18 December 2023 9:11 GMT UPDATED 18 December 2023 12:17 GMT
By Polly Martin
in Muscat
What gives Bill Gates-backed start-up Electric Hydrogen the edge over other electrolyser makers?
The company claims to have more than halved the all-in cost of its equipment compared to its competitors
Electrolyser start-up Electric Hydrogen made waves with its $380m Series C funding round this year, with reports claiming it as the first green hydrogen company valued at $1bn.
So what gives this company — backed by investors such as Bill Gates-founded Breakthrough Energy, Australian mining and energy firm Fortescue, and tech giants Microsoft and Amazon — the edge over other electrolyser manufacturers?
Quite simply, Electric Hydrogen promises to drastically lower the cost of green hydrogen via its proton-exchange membrane (PEM) electrolysers.

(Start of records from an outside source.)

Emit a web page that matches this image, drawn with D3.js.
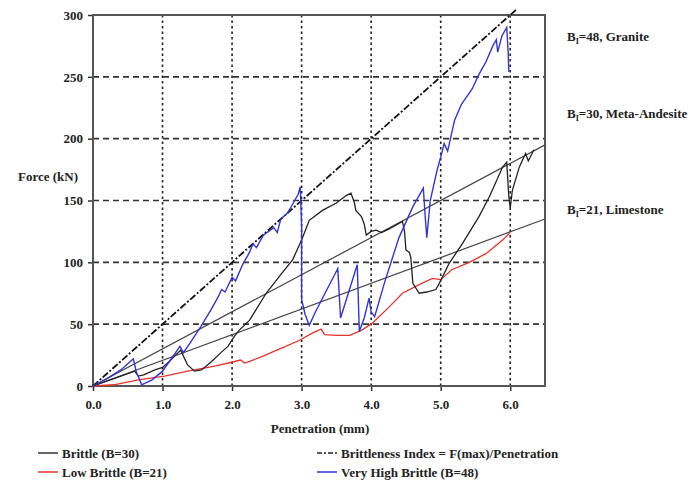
<!DOCTYPE html>
<html>
<head>
<meta charset="utf-8">
<script src="https://cdn.jsdelivr.net/npm/d3@7"></script>
<style>
  body { margin: 0; background: #fff; }
  text { font-family: "Liberation Serif", "DejaVu Serif", serif; font-weight: bold; fill: #222; }
</style>
</head>
<body>
<div id="chart"></div>
<script>
// Penetration (mm) vs force (kN)
const veryHighBrittle = [
  [0,0],[0.2,6],[0.4,13],[0.58,22],[0.62,12],[0.7,1],[0.85,5],[1.0,12],[1.1,20],[1.2,28],[1.25,32],
  [1.3,27],[1.4,35],[1.55,48],[1.7,62],[1.8,72],[1.85,78],[1.9,76],[2.0,88],[2.05,85],[2.15,98],
  [2.25,108],[2.3,115],[2.35,112],[2.45,122],[2.55,126],[2.6,128],[2.65,124],[2.7,135],[2.8,140],
  [2.88,148],[2.95,155],[2.98,161],[3.0,130],[3.0,70],[3.05,58],[3.11,49],[3.2,60],[3.52,95],
  [3.56,55],[3.8,98],[3.83,44],[3.9,55],[3.97,71],[4.0,60],[4.05,56],[4.2,85],[4.4,120],[4.6,145],
  [4.75,160],[4.78,135],[4.8,120],[4.85,150],[4.95,175],[5.0,185],[5.05,196],[5.1,190],[5.2,215],
  [5.3,228],[5.35,232],[5.45,240],[5.55,252],[5.65,262],[5.75,275],[5.8,280],[5.82,270],[5.88,283],
  [5.95,290],[5.97,270],[5.98,254]
];
const brittle = [
  [0,0],[0.3,6],[0.6,12],[0.65,8],[0.73,9],[0.89,13],[1.0,15],[1.1,20],[1.26,29],[1.36,17],[1.46,12],
  [1.56,13],[1.69,19],[1.84,27],[1.94,32],[2.03,40],[2.1,45],[2.25,53],[2.49,75],[2.7,90],[2.87,102],
  [3.0,118],[3.11,134],[3.3,142],[3.5,148],[3.64,154],[3.71,156],[3.76,148],[3.78,142],[3.86,137],
  [3.9,131],[3.93,122],[4.0,125],[4.07,126],[4.15,124],[4.26,127],[4.45,133],[4.48,125],[4.5,110],
  [4.55,108],[4.57,104],[4.6,83],[4.69,75],[4.8,76],[4.93,78],[4.98,83],[5.12,99],[5.31,115],
  [5.55,137],[5.7,153],[5.89,177],[5.95,181],[5.98,153],[6.0,144],[6.03,158],[6.13,177],[6.22,188],
  [6.26,182],[6.34,191]
];
const lowBrittle = [
  [0,0],[0.3,1],[0.65,5],[1.03,8],[1.36,12],[1.75,16],[1.98,19],[2.12,21],[2.18,18.5],[2.3,21],
  [2.44,24],[2.6,28],[2.73,31],[2.97,37],[3.16,43],[3.28,46],[3.33,41.5],[3.5,41],[3.69,41],
  [3.86,45],[4.02,51],[4.26,64],[4.45,75],[4.69,82],[4.88,87],[5.0,86],[5.16,94],[5.41,100],
  [5.65,107],[5.89,118],[6.0,124]
];
// brittleness index lines F(max)/Penetration
const indexLines = [
  { name: "Granite", value: 48, end: [6.1, 305] },
  { name: "Meta-Andesite", value: 30, end: [6.5, 195] },
  { name: "Limestone", value: 21, end: [6.5, 135] }
];
const xTicks = [0, 1, 2, 3, 4, 5, 6];
const yTicks = [0, 50, 100, 150, 200, 250, 300];

const width = 691, height = 484;
const x = d3.scaleLinear().domain([0, 6.5]).range([93, 545]);
const y = d3.scaleLinear().domain([0, 300]).range([386, 15]);

const svg = d3.select("#chart").append("svg")
  .attr("width", width)
  .attr("height", height);

// grid
svg.append("g").selectAll("line")
  .data(xTicks.slice(1))
  .join("line")
  .attr("x1", d => x(d)).attr("x2", d => x(d))
  .attr("y1", y(300)).attr("y2", y(0))
  .attr("stroke", "#222").attr("stroke-width", 1.6)
  .attr("stroke-dasharray", "2.5,3");
svg.append("g").selectAll("line")
  .data(yTicks.slice(1, -1))
  .join("line")
  .attr("x1", x(0)).attr("x2", x(6.5))
  .attr("y1", d => y(d)).attr("y2", d => y(d))
  .attr("stroke", "#333").attr("stroke-width", 1.6)
  .attr("stroke-dasharray", "6,4");

// axes
svg.append("g")
  .attr("transform", `translate(0,${y(0)})`)
  .call(d3.axisBottom(x).tickValues(xTicks).tickFormat(d3.format(".1f")).tickSize(5).tickPadding(9))
  .call(g => g.select(".domain").remove())
  .call(g => g.selectAll("line").attr("stroke", "#333").attr("stroke-width", 1.5))
  .call(g => g.selectAll("text").attr("font-size", 13).attr("font-family", null));
svg.append("g")
  .attr("transform", `translate(${x(0)},0)`)
  .call(d3.axisLeft(y).tickValues(yTicks).tickSize(5).tickPadding(5))
  .call(g => g.select(".domain").remove())
  .call(g => g.selectAll("line").attr("stroke", "#333").attr("stroke-width", 1.5))
  .call(g => g.selectAll("text").attr("font-size", 13).attr("font-family", null));

// frame
svg.append("rect")
  .attr("x", x(0)).attr("y", y(300))
  .attr("width", x(6.5) - x(0)).attr("height", y(0) - y(300))
  .attr("fill", "none").attr("stroke", "#555").attr("stroke-width", 2);

const line = d3.line().x(d => x(d[0])).y(d => y(d[1]));

// index lines
svg.append("g").selectAll("path")
  .data(indexLines)
  .join("path")
  .attr("d", d => line([[0, 0], d.end]))
  .attr("fill", "none")
  .attr("stroke", (d, i) => i === 0 ? "#111" : "#444")
  .attr("stroke-width", (d, i) => i === 0 ? 1.8 : 1.2)
  .attr("stroke-dasharray", (d, i) => i === 0 ? "7,2,2,2" : null);

svg.append("path").datum(lowBrittle).attr("d", line)
  .attr("fill", "none").attr("stroke", "#e8332a").attr("stroke-width", 1.3);
svg.append("path").datum(brittle).attr("d", line)
  .attr("fill", "none").attr("stroke", "#222").attr("stroke-width", 1.3);
svg.append("path").datum(veryHighBrittle).attr("d", line)
  .attr("fill", "none").attr("stroke", "#3434d6").attr("stroke-width", 1.4);

// axis titles
svg.append("text").attr("x", 48).attr("y", 181).attr("text-anchor", "middle")
  .attr("font-size", 13).text("Force (kN)");
svg.append("text").attr("x", 320).attr("y", 433).attr("text-anchor", "middle")
  .attr("font-size", 13).text("Penetration (mm)");

// annotations on the right
const notes = [
  { value: 48, name: "Granite", y: 41 },
  { value: 30, name: "Meta-Andesite", y: 118 },
  { value: 21, name: "Limestone", y: 214 }
];
notes.forEach(n => {
  const t = svg.append("text").attr("x", 567).attr("y", n.y).attr("font-size", 13);
  t.append("tspan").text("B");
  t.append("tspan").attr("font-size", 8).attr("dy", 3).text("I");
  t.append("tspan").attr("dy", -3).text(`=${n.value}, ${n.name}`);
});

// legend
const legend = [
  { label: "Brittle (B=30)", color: "#333", dash: null, x: 38, y: 453 },
  { label: "Low Brittle (B=21)", color: "#e8332a", dash: null, x: 38, y: 472 },
  { label: "Brittleness Index = F(max)/Penetration", color: "#222", dash: "5,2,2,2", x: 317, y: 453 },
  { label: "Very High Brittle (B=48)", color: "#3434d6", dash: null, x: 317, y: 472 }
];
const lg = svg.append("g").selectAll("g").data(legend).join("g")
  .attr("transform", d => `translate(${d.x},${d.y})`);
lg.append("line").attr("x1", 0).attr("x2", 20).attr("y1", 0).attr("y2", 0)
  .attr("stroke", d => d.color).attr("stroke-width", 1.5)
  .attr("stroke-dasharray", d => d.dash);
lg.append("text").attr("x", 24).attr("y", 4.5).attr("font-size", 13).text(d => d.label);
</script>
</body>
</html>
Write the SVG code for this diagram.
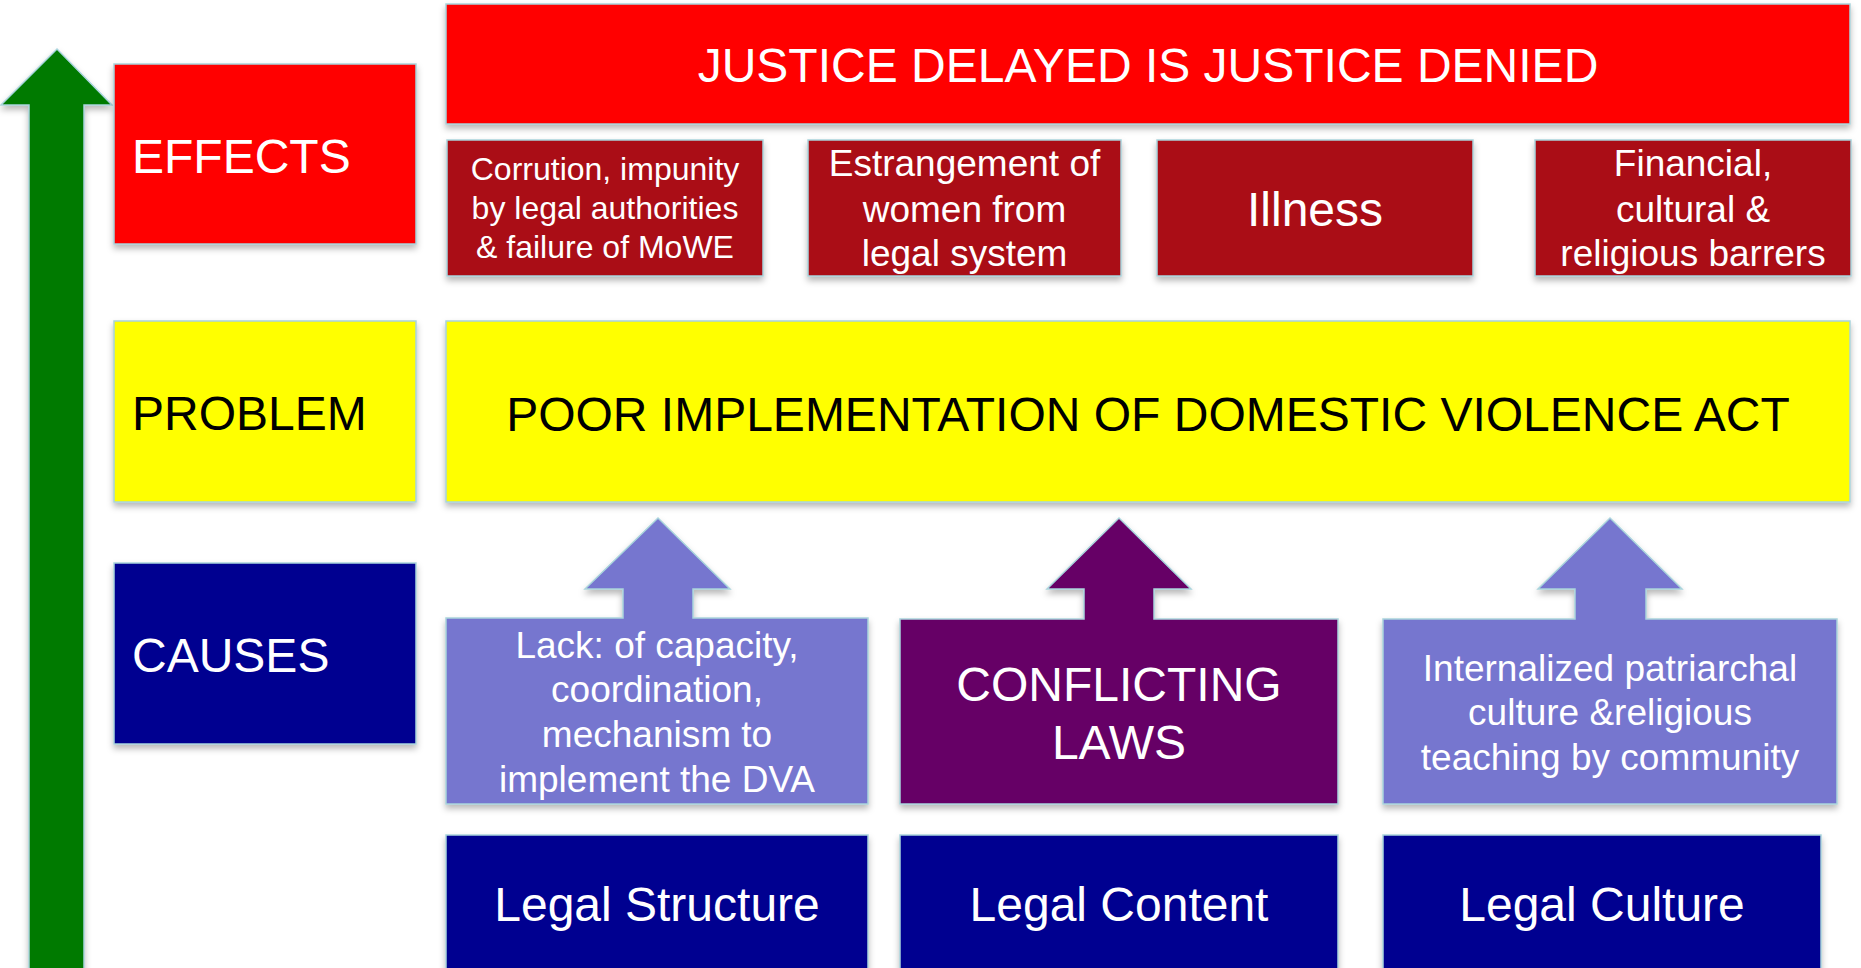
<svg xmlns="http://www.w3.org/2000/svg" width="1861" height="968" viewBox="0 0 1861 968">
<defs>
<filter id="sh" x="-5%" y="-5%" width="110%" height="120%">
<feDropShadow dx="0" dy="4" stdDeviation="3" flood-color="#000" flood-opacity="0.28"/>
</filter>
<style>
.b{stroke:#A9D4DC;stroke-width:1.5;filter:url(#sh)}
.t{font-family:"Liberation Sans",Arial,sans-serif;fill:#fff}
.c{text-anchor:middle}
.red{fill:#FF0000}.dred{fill:#AA0E17}.yel{fill:#FFFF00}.navy{fill:#000090}.lp{fill:#7676CF}.pur{fill:#660066}.grn{fill:#007A00}
</style>
</defs>
<rect width="1861" height="968" fill="#fff"/>
<g id="connectors">
<path id="green-arrow" class="b grn" d="M57,49 L112,105 L84,105 L84,975 L29,975 L29,105 L1,105 Z"/>
</g>
<g id="label-effects">
<rect class="b red" x="114" y="64" width="302" height="180"/>
<text class="t" x="132" y="173" font-size="48">EFFECTS</text>
</g>
<g id="label-problem">
<rect class="b yel" x="114" y="321" width="302" height="181"/>
<text class="t" x="132" y="430" font-size="48" style="fill:#000">PROBLEM</text>
</g>
<g id="label-causes">
<rect class="b navy" x="114" y="563" width="302" height="181"/>
<text class="t" x="132" y="672" font-size="48">CAUSES</text>
</g>
<g id="justice">
<rect class="b red" x="446" y="4" width="1404" height="120"/>
<text class="t c" x="1148" y="82" font-size="48">JUSTICE DELAYED IS JUSTICE DENIED</text>
</g>
<g id="effect-corruption">
<rect class="b dred" x="447" y="140" width="316" height="136"/>
<text class="t c" x="605" font-size="32"><tspan x="605" y="180">Corrution, impunity</tspan><tspan x="605" y="219">by legal authorities</tspan><tspan x="605" y="258">&amp; failure of MoWE</tspan></text>
</g>
<g id="effect-estrangement">
<rect class="b dred" x="808" y="140" width="313" height="136"/>
<text class="t c" x="964.5" font-size="37"><tspan x="964.5" y="176">Estrangement of</tspan><tspan x="964.5" y="222">women from</tspan><tspan x="964.5" y="266">legal system</tspan></text>
</g>
<g id="effect-illness">
<rect class="b dred" x="1157" y="140" width="316" height="136"/>
<text class="t c" x="1315" y="226" font-size="48">Illness</text>
</g>
<g id="effect-barriers">
<rect class="b dred" x="1535" y="140" width="316" height="136"/>
<text class="t c" x="1693" font-size="37"><tspan x="1693" y="176">Financial,</tspan><tspan x="1693" y="222">cultural &amp;</tspan><tspan x="1693" y="266">religious barrers</tspan></text>
</g>
<g id="problem">
<rect class="b yel" x="446" y="321" width="1404" height="181"/>
<text class="t c" x="1148" y="431" font-size="48" style="fill:#000">POOR IMPLEMENTATION OF DOMESTIC VIOLENCE ACT</text>
</g>
<g id="cause-structure">
<path class="b lp" d="M658,518 L730,589 L693,589 L693,618 L868,618 L868,804 L446,804 L446,618 L623,618 L623,589 L585,589 Z"/>
<text class="t c" x="657" font-size="37"><tspan x="657" y="658">Lack: of capacity,</tspan><tspan x="657" y="702">coordination,</tspan><tspan x="657" y="747">mechanism to</tspan><tspan x="657" y="792">implement the DVA</tspan></text>
</g>
<g id="cause-content">
<path class="b pur" d="M1119,518 L1191,589 L1154,589 L1154,619 L1338,619 L1338,804 L900,804 L900,619 L1084,619 L1084,589 L1047,589 Z"/>
<text class="t c" x="1119" font-size="48"><tspan x="1119" y="701">CONFLICTING</tspan><tspan x="1119" y="759">LAWS</tspan></text>
</g>
<g id="cause-culture">
<path class="b lp" d="M1610,518 L1682,589 L1646,589 L1646,619 L1837,619 L1837,804 L1383,804 L1383,619 L1575,619 L1575,589 L1538,589 Z"/>
<text class="t c" x="1610" font-size="37"><tspan x="1610" y="681">Internalized patriarchal</tspan><tspan x="1610" y="725">culture &amp;religious</tspan><tspan x="1610" y="770">teaching by community</tspan></text>
</g>
<g id="legal-structure">
<rect class="b navy" x="446" y="835" width="422" height="160"/>
<text class="t c" x="657" y="921" font-size="48">Legal Structure</text>
</g>
<g id="legal-content">
<rect class="b navy" x="900" y="835" width="438" height="160"/>
<text class="t c" x="1119" y="921" font-size="48">Legal Content</text>
</g>
<g id="legal-culture">
<rect class="b navy" x="1383" y="835" width="438" height="160"/>
<text class="t c" x="1602" y="921" font-size="48">Legal Culture</text>
</g>
</svg>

But rather than just focusing on improving efficiency per stack or increasing the range of renewable electricity input, the company takes a bigger picture approach — literally.
“We manufacture very powerful electrolyser stacks, which enables us to think big,” said Omar Shkeir, the company’s business development director for Europe, the Middle East, and Africa at the Green Hydrogen Summit Oman conference in Muscat last week.
“What we’re trying to do differently is we’re trying to think about everything that you need within a hydrogen plant, and we’re going to provide it to you in a fully integrated manner.”
Electric Hydrogen only offers one product: a standardised 100MW pre-fabricated green hydrogen plant, which integrates both the electrolysers and surrounding balance-of-plant equipment, such as water treatment and thermal management.
“That enables us to essentially reduce complexity and take advantage of supply-chain optimisation that nobody else is doing today in the industry,” Shkeir added, noting that each plant only takes up 6,000 square-metres of space while using far fewer electrolyser stacks than from other manufacturers for the same capacity.
“I think one of the key challenges of this industry is how to really scale up,” he said, adding that the strategy for most developers to-date has been to replicate small-scale projects “tens of times, hundreds of times to reach meaningful scales for industrial decarbonisation”.